Dr. Ouellette is a specialist in pulmonary disease at Henry Ford Hospital in Detroit, Michigan.




All adults who are 65 years or older should receive 13-valent pneumococcal conjugate vaccine (PCV13) routinely in series with 23-valent pneumococcal polysaccharide vaccine (PPSV23), according to a new recommendation from the Centers for Disease Control and Prevention’s Advisory Committee on Immunization Practices (ACIP). The recommendation appears in the Sept. 19 issue of Morbidity and Mortality Weekly Report.

The ACIP recommendation calls for pneumococcal vaccine-naive adults aged 65 and older to receive one dose of PCV13 vaccine, followed by a dose of PPSV23 6-12 months later (MMWR 2014:63;822-5). Older adults who have previously received only PPSV23 should receive a dose of PCV13 at least 12 months later, wrote Sara Tomczyk of the CDC and her associates.

Adults 65 and older should routinely get PCV13 and PPSV23 vaccinations, says ACIP. © Micah Young /

Adults 65 and older should routinely get PCV13 and PPSV23 vaccinations, says ACIP.
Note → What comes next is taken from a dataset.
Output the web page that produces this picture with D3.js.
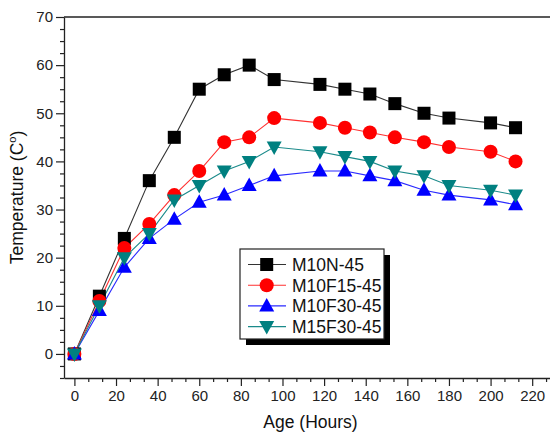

ACIP has recommended PPSV23 for older adults since 2010. In 2012, the committee made its first recommendation for PCV13, targeting patients 19 years and older who have immunocompromising conditions, functional or anatomic asplenia, cerebrospinal fluid leak, or cochlear implants. The new PCV13 recommendation for all older adults is based on a randomized, placebo-controlled trial of the vaccine in about 85,000 adults aged 65 years and older in the Netherlands who had no prior pneumococcal vaccine exposure. The vaccine showed a moderate level of evidence for efficacy against community-acquired pneumonia in this cohort, ACIP determined. Efficacy against nonbacteremic vaccine-type pneumococcal pneumonia was about 45%, while efficacy against vaccine-type invasive pneumococcal disease was about 75%, the reviewers wrote.

ACIP will reevaluate the recommendations in 2018.

Ms. Tomczyk and her colleagues disclosed no funding sources or conflicts of interest.